The ability to control your emotions is a characteristic that can greatly ease your passage through life. Having a handle on your emotions can get you through upsetting times, whether it's a stressful work situation, difficult life circumstance, or the ups and downs of an intimate relationship.

The groundwork for this ability is laid as the brain is making lots of new connections in the first years of life. The quality of the connections among and within certain brain centers go on to affect how a child behaves and processes emotion. They can also, as a University of North Carolina study shows, affect mental health in the years to come.

Looking at Developments in a Brain Hub for Processing Emotions

The team followed the brain development of a group of babies as they aged into childhood in order to trace the basis for the emergence of both typical and atypical processing of emotion and emotional regulation. First they scanned the brains of more than 230 infants over their first two years of life, focusing on an area called the amygdala, which plays a central role in the processing of emotion, and looking into its connection to other areas of the brain that govern emotion. Dysfunction of the amygdala is linked to anxiety disorders, depression and even schizophrenia down the road.

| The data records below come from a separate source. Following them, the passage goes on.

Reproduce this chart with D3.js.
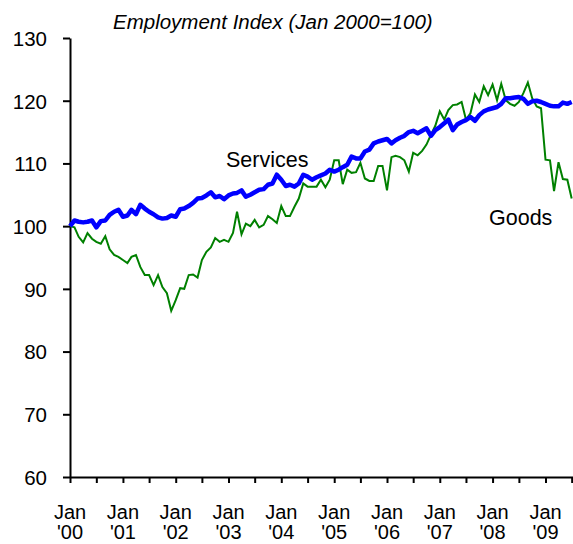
<!DOCTYPE html>
<html>
<head>
<meta charset="utf-8">
<script src="https://cdn.jsdelivr.net/npm/d3@7"></script>
<style>
  html, body { margin: 0; padding: 0; background: #fff; }
  svg { display: block; }
  text { font-family: "Liberation Sans", Arial, sans-serif; fill: #000; }
</style>
</head>
<body>
<div id="chart"></div>
<script>
// monthly index values, Jan 2000 = 100, starting Jan 2000
var startYear = 2000;
var goods = [
  100.0, 99.8, 98.3, 97.4, 98.9, 98.0, 97.5, 97.2, 98.4, 96.3, 95.4, 95.1,
  94.6, 94.1, 95.1, 95.4, 93.5, 92.2, 92.2, 90.6, 92.2, 90.3, 89.3, 86.5,
  88.2, 90.1, 90.0, 92.2, 92.3, 91.8, 94.6, 95.9, 96.6, 98.1, 97.5, 97.8,
  97.5, 98.9, 102.3, 98.7, 100.4, 100.0, 101.0, 99.8, 100.2, 101.6, 101.1, 100.5,
  103.2, 101.6, 101.6, 103.1, 104.4, 106.8, 106.3, 106.3, 106.3, 107.4, 106.2, 107.4,
  110.5, 110.5, 106.7, 109.0, 108.5, 108.6, 110.1, 107.6, 107.2, 107.2, 109.6, 109.6,
  105.7, 111.0, 111.2, 111.0, 110.5, 108.7, 111.7, 111.3, 112.0, 113.0, 114.6, 116.0,
  118.3, 117.0, 118.5, 119.3, 119.4, 119.8, 117.0, 118.0, 121.0, 119.8, 122.3, 120.9,
  122.6, 120.1, 122.7, 120.1, 119.5, 119.2, 119.8, 121.2, 122.9, 120.4, 119.1, 118.8,
  110.6, 110.5, 105.6, 110.2, 107.5, 107.4, 104.4
];
var services = [
  100.0, 100.9, 100.7, 100.6, 100.7, 100.9, 99.8, 100.8, 100.9, 101.8, 102.3, 102.6,
  101.5, 101.7, 102.6, 101.9, 103.4, 102.8, 102.3, 101.9, 101.4, 101.2, 101.3, 101.7,
  101.5, 102.7, 102.8, 103.2, 103.7, 104.4, 104.5, 104.9, 105.4, 104.6, 104.8, 104.3,
  104.9, 105.2, 105.3, 105.7, 104.7, 105.0, 105.4, 105.8, 105.9, 106.6, 106.8, 108.2,
  107.4, 106.4, 106.6, 106.3, 106.8, 108.2, 107.9, 107.4, 107.8, 108.1, 108.4, 109.0,
  108.7, 109.0, 109.4, 109.8, 111.1, 110.8, 110.8, 111.9, 112.2, 113.2, 113.5, 113.7,
  113.9, 113.2, 113.7, 114.1, 114.4, 115.0, 115.2, 114.8, 115.2, 115.6, 114.4, 115.3,
  115.8, 116.4, 117.0, 115.3, 116.2, 116.6, 116.9, 117.4, 116.8, 117.7, 118.3, 118.6,
  118.8, 119.0, 119.5, 120.4, 120.4, 120.5, 120.6, 120.3, 119.5, 119.9, 120.0, 119.8,
  119.5, 119.2, 119.1, 119.1, 119.7, 119.5, 119.8
];
var yTicks = [60, 70, 80, 90, 100, 110, 120, 130];
var titleText = "Employment Index (Jan 2000=100)";
var seriesLabels = ["Services", "Goods"];

var width = 573, height = 544;

function monthDate(i) { return new Date(startYear, i, 1); }

var x = d3.scaleTime()
    .domain([new Date(2000, 0, 1), new Date(2009, 0, 1)])
    .range([70, 545.5]);
var y = d3.scaleLinear()
    .domain([60, 130])
    .range([477, 38]);

var svg = d3.select("#chart").append("svg")
    .attr("width", width)
    .attr("height", height);

// title
svg.append("text")
    .attr("x", 113)
    .attr("y", 29)
    .style("font-size", "20.5px")
    .style("font-style", "italic")
    .text(titleText);

// x axis, ticks every 6 months, labels on January
var axisEnd = new Date(2009, 11, 1);
var xAxisScale = x.copy().domain([x.domain()[0], axisEnd]).range([x(x.domain()[0]), x(axisEnd)]);
var tickDates = d3.timeMonth.every(6).range(new Date(2000, 0, 1), new Date(2009, 8, 1));

var gx = svg.append("g")
    .attr("transform", "translate(0," + y(60) + ")")
    .call(d3.axisBottom(xAxisScale)
      .tickValues(tickDates)
      .tickSize(6)
      .tickSizeOuter(0)
      .tickFormat(""));
gx.select(".domain").attr("stroke", "#000").attr("stroke-width", 2);
gx.selectAll(".tick line").attr("stroke", "#000").attr("stroke-width", 2);

var janTicks = tickDates.filter(function(d) { return d.getMonth() === 0; });
var xl = svg.append("g").selectAll("text").data(janTicks).enter()
  .append("text")
    .attr("text-anchor", "middle")
    .style("font-size", "20px");
xl.append("tspan")
    .attr("x", function(d) { return x(d); })
    .attr("y", 519)
    .text("Jan");
xl.append("tspan")
    .attr("x", function(d) { return x(d); })
    .attr("y", 539)
    .text(function(d) { return "'" + String(d.getFullYear()).slice(2); });

// y axis
var gy = svg.append("g")
    .attr("transform", "translate(70,0)")
    .call(d3.axisLeft(y)
      .tickValues(yTicks)
      .tickSize(7)
      .tickSizeOuter(0)
      .tickPadding(16));
gy.select(".domain").attr("stroke", "#000").attr("stroke-width", 2);
gy.selectAll(".tick line").attr("stroke", "#000").attr("stroke-width", 2);
gy.selectAll(".tick text")
    .style("font-size", "20.5px")
    .style("font-family", "'Liberation Sans', Arial, sans-serif")
    .attr("dy", "0.36em");

// lines
var line = d3.line()
    .x(function(d, i) { return x(monthDate(i)); })
    .y(function(d) { return y(d); });

svg.append("path")
    .datum(goods)
    .attr("fill", "none")
    .attr("stroke", "#008000")
    .attr("stroke-width", 2)
    .attr("stroke-linejoin", "miter")
    .attr("d", line);

svg.append("path")
    .datum(services)
    .attr("fill", "none")
    .attr("stroke", "#0000ff")
    .attr("stroke-width", 4.5)
    .attr("stroke-linejoin", "round")
    .attr("d", line);

// series labels
svg.append("text")
    .attr("x", 226)
    .attr("y", 167)
    .style("font-size", "21.5px")
    .text(seriesLabels[0]);
svg.append("text")
    .attr("x", 489)
    .attr("y", 225)
    .style("font-size", "21.5px")
    .text(seriesLabels[1]);
</script>
</body>
</html>
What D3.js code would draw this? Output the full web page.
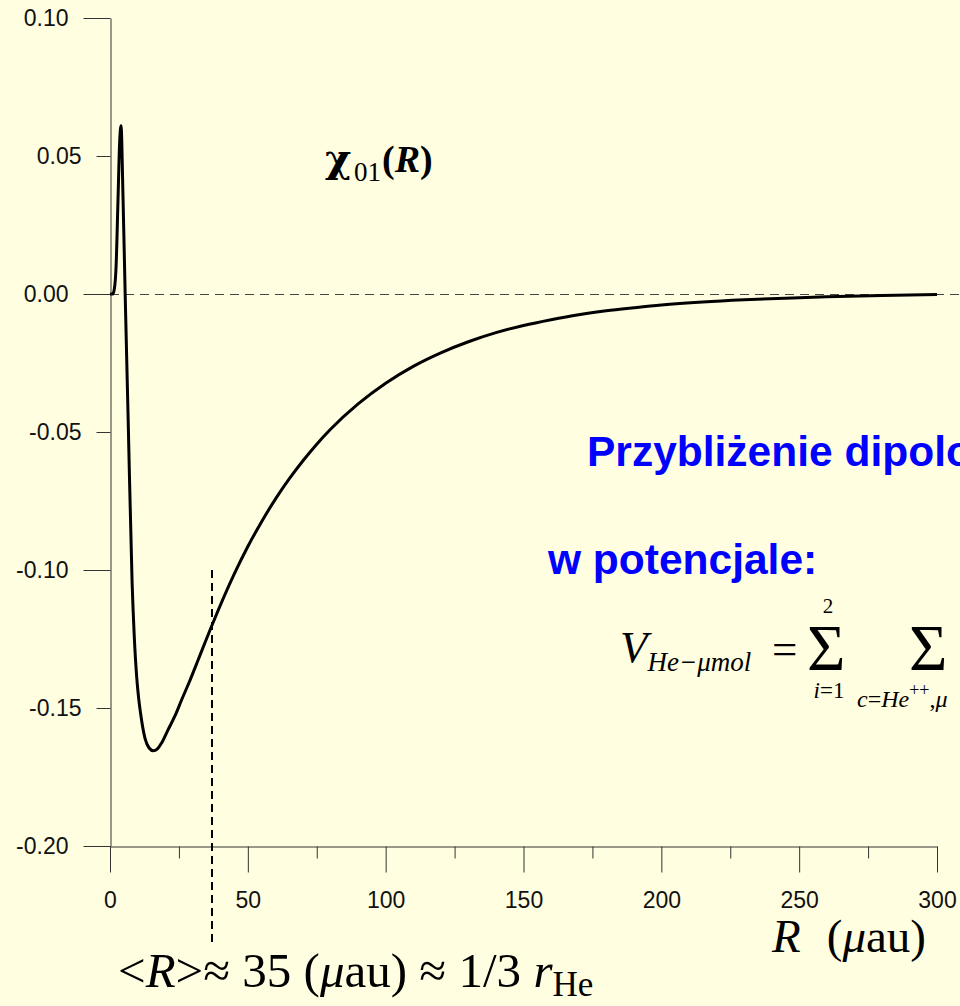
<!DOCTYPE html>
<html>
<head>
<meta charset="utf-8">
<script src="https://cdn.jsdelivr.net/npm/d3@7/dist/d3.min.js"></script>
<style>
  html, body { margin: 0; padding: 0; background: #fffee0; overflow: hidden; }
  svg { display: block; }
  .serif { font-family: "Liberation Serif", "Times New Roman", serif; }
  .sans { font-family: "Liberation Sans", Arial, Helvetica, sans-serif; }
</style>
</head>
<body>
<svg id="chart" width="960" height="1006"></svg>
<script>
// Radial function chi_01(R); R in micro-atomic units
const radius = [0, 1.0, 1.6, 2.2, 2.9, 3.5, 4.0, 4.7, 5.5, 6.6, 8.0, 8.8, 9.7, 10.4, 11.1, 12.7, 14.2, 15.7, 17.2, 18.7, 21, 23.6, 26, 28.8, 32, 37, 45, 50, 55, 60, 65, 70, 75, 80, 90, 100, 110, 120, 130, 140, 150, 160, 170, 180, 190, 200, 215, 230, 245, 260, 280, 300];
const chi = [0, 0, 0.002, 0.0098, 0.034, 0.055, 0.061, 0.036, 0, -0.046, -0.104, -0.124, -0.139, -0.1465, -0.152, -0.161, -0.1645, -0.1655, -0.1648, -0.1627, -0.158, -0.1528, -0.147, -0.1405, -0.1325, -0.12, -0.1016, -0.0915, -0.0825, -0.0743, -0.067, -0.0604, -0.0544, -0.049, -0.0398, -0.0323, -0.0262, -0.0213, -0.0173, -0.014, -0.0114, -0.0093, -0.0075, -0.0061, -0.005, -0.004, -0.0029, -0.0021, -0.0015, -0.001, -0.0005, -0.0002];

// Axis ticks
const xMajorTicks = [0, 50, 100, 150, 200, 250, 300];
const xMinorTicks = [25, 75, 125, 175, 225, 275];
const yMajorTicks = [0.10, 0.00, -0.10, -0.20];
const yMinorTicks = [0.05, -0.05, -0.15];

// Mean radius marker
const meanR = 37;
const meanMarkerTop = -0.10;

const svg = d3.select("#chart");
svg.append("rect").attr("width", 960).attr("height", 1006).attr("fill", "#fffee0");

const x = d3.scaleLinear().domain([0, 300]).range([110, 937]);
const y = d3.scaleLinear().domain([-0.2, 0.1]).range([846, 18]);

const fmt = d => d.toFixed(2);
const axisColor = "#333";

function styleAxis(g) {
  g.selectAll("path, line").attr("stroke", axisColor).attr("stroke-width", 1);
  g.selectAll("text")
    .attr("class", "sans")
    .attr("fill", "#111")
    .style("font-size", "23px");
}

// Y axis (major + minor)
svg.append("g").attr("transform", "translate(110.5,0)")
  .call(d3.axisLeft(y).tickValues(yMajorTicks).tickSize(27).tickSizeOuter(0).tickPadding(15).tickFormat(fmt))
  .call(styleAxis);
svg.append("g").attr("transform", "translate(110.5,0)")
  .call(d3.axisLeft(y).tickValues(yMinorTicks).tickSize(14).tickSizeOuter(0).tickPadding(15).tickFormat(fmt))
  .call(g => g.select(".domain").remove())
  .call(styleAxis);

// X axis (major + minor)
svg.append("g").attr("transform", "translate(0,846.5)")
  .call(d3.axisBottom(x).tickValues(xMajorTicks).tickSize(26).tickSizeOuter(0).tickPadding(19).tickFormat(d3.format("d")))
  .call(styleAxis);
svg.append("g").attr("transform", "translate(0,846.5)")
  .call(d3.axisBottom(x).tickValues(xMinorTicks).tickSize(12).tickSizeOuter(0).tickFormat(""))
  .call(g => g.select(".domain").remove())
  .call(styleAxis);

// Zero reference line
svg.append("line")
  .attr("x1", x(0)).attr("x2", 960)
  .attr("y1", y(0) + 0.5).attr("y2", y(0) + 0.5)
  .attr("stroke", "#444").attr("stroke-width", 1)
  .attr("stroke-dasharray", "9,6");

// Curve
const pts = radius.map((r, i) => [r, chi[i]]);
svg.append("path")
  .datum(pts)
  .attr("fill", "none")
  .attr("stroke", "#000")
  .attr("stroke-width", 3)
  .attr("stroke-linejoin", "round")
  .attr("d", d3.line().x(d => x(d[0])).y(d => y(d[1])).curve(d3.curveMonotoneX));

// Mean radius marker
svg.append("line")
  .attr("x1", x(meanR)).attr("x2", x(meanR))
  .attr("y1", y(meanMarkerTop)).attr("y2", 942)
  .attr("stroke", "#000").attr("stroke-width", 2)
  .attr("stroke-dasharray", "8,5");

// Function label chi_01(R)
svg.append("text")
  .attr("x", 325).attr("y", 172)
  .style("font-family", "'DejaVu Serif', serif")
  .attr("font-weight", "bold").style("font-size", "40px").attr("fill", "#000")
  .text("χ");
const lab = svg.append("text").attr("class", "serif").attr("x", 354).attr("y", 172).attr("fill", "#000");
lab.append("tspan").style("font-size", "27px").attr("dy", 9).text("01");
lab.append("tspan").attr("font-weight", "bold").style("font-size", "38px").attr("dy", -9).attr("dx", 1).text("(");
lab.append("tspan").attr("font-weight", "bold").attr("font-style", "italic").style("font-size", "38px").text("R");
lab.append("tspan").attr("font-weight", "bold").style("font-size", "38px").text(")");

// Blue annotation
svg.append("text").attr("class", "sans").attr("x", 587).attr("y", 466)
  .attr("fill", "#0000ff").attr("font-weight", "bold").style("font-size", "42.5px")
  .text("Przybliżenie dipolowe");
svg.append("text").attr("class", "sans").attr("x", 548).attr("y", 574)
  .attr("fill", "#0000ff").attr("font-weight", "bold").style("font-size", "42.5px")
  .text("w potencjale:");

// Potential formula
const f = svg.append("g").attr("class", "serif").attr("fill", "#000");
const v = f.append("text").attr("x", 620).attr("y", 662);
v.append("tspan").attr("font-style", "italic").style("font-size", "45px").text("V");
v.append("tspan").attr("font-style", "italic").style("font-size", "27px").attr("dy", 9).text("He−μmol");
f.append("text").attr("x", 772).attr("y", 664).style("font-size", "45px").text("=");
f.append("text").attr("x", 807).attr("y", 670).style("font-size", "66px").text("Σ");
f.append("text").attr("x", 828).attr("y", 613).attr("text-anchor", "middle").style("font-size", "21px").text("2");
const il = f.append("text").attr("x", 829).attr("y", 698).attr("text-anchor", "middle").style("font-size", "23px");
il.append("tspan").attr("font-style", "italic").text("i");
il.append("tspan").text("=1");
f.append("text").attr("x", 909).attr("y", 670).style("font-size", "66px").text("Σ");
const cl = f.append("text").attr("x", 857).attr("y", 707).style("font-size", "24px");
cl.append("tspan").attr("font-style", "italic").text("c");
cl.append("tspan").text("=");
cl.append("tspan").attr("font-style", "italic").text("He");
cl.append("tspan").attr("dy", -11).style("font-size", "18px").text("++");
cl.append("tspan").attr("dy", 11).text(",");
cl.append("tspan").attr("font-style", "italic").text("μ");

// Axis title
const xt = svg.append("text").attr("class", "serif").attr("x", 772).attr("y", 952).style("font-size", "47px").attr("fill", "#000");
xt.append("tspan").attr("font-style", "italic").text("R");
xt.append("tspan").attr("dx", 26).text("(");
xt.append("tspan").attr("font-style", "italic").text("μ");
xt.append("tspan").text("au)");

// Mean radius annotation
const mt = svg.append("text").attr("class", "serif").attr("x", 118).attr("y", 987).style("font-size", "49px").attr("fill", "#000");
mt.append("tspan").text("<");
mt.append("tspan").attr("font-style", "italic").text("R");
mt.append("tspan").text(">≈ 35 (");
mt.append("tspan").attr("font-style", "italic").text("μ");
mt.append("tspan").text("au) ≈ 1/3 ");
mt.append("tspan").attr("font-style", "italic").text("r");
mt.append("tspan").attr("dy", 9).style("font-size", "35px").text("He");
</script>
</body>
</html>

There were strong connections between how quickly the brain circuitry developed in infancy and a child’s anxiety levels and ability to process emotion at four years.

As the kids grew older and their brains continued to develop, the team followed up with them and their families to see how well they were processing emotions and to get a picture of their anxiety levels, self-control and overall cognition.

The scans revealed that the amygdala and its connectivity to other areas develop very quickly in the first year of life. In the second year of life, the scans revealed that there was mostly fine-tuning and strengthening of existing connections.

Through the lens of functional MRI, this study shows that the brain circuits that are essential for successful emotional regulation in adults are absent in neonates but emerge in one and two-year-olds, providing the foundation for successful emotional development,” study author, Wei Gao, said in a statement.

Most importantly, how quickly the brain circuitry developed in infancy was strongly linked with a child’s anxiety levels and ability to process emotion at four years old. The rate of development was also linked to the children’s scores on tests of cognition at age four.

The results suggest that the early differences in brain development the study found can affect behavior, cognition and maybe even mental health later on in childhood. And the good news is that brain development is not just a matter of genetics — it has a lot to do with the environment and children’s’ interactions with the people around them.

The ability to identify early markers of future behavioral or cognitive problems could lead to ways to protect or intervene in the brain development of certain populations, such as babies born prematurely or those exposed to drugs prenatally.

The study is published in the journal Biological Psychiatry: Cognitive Neuroscience and Neuroimaging.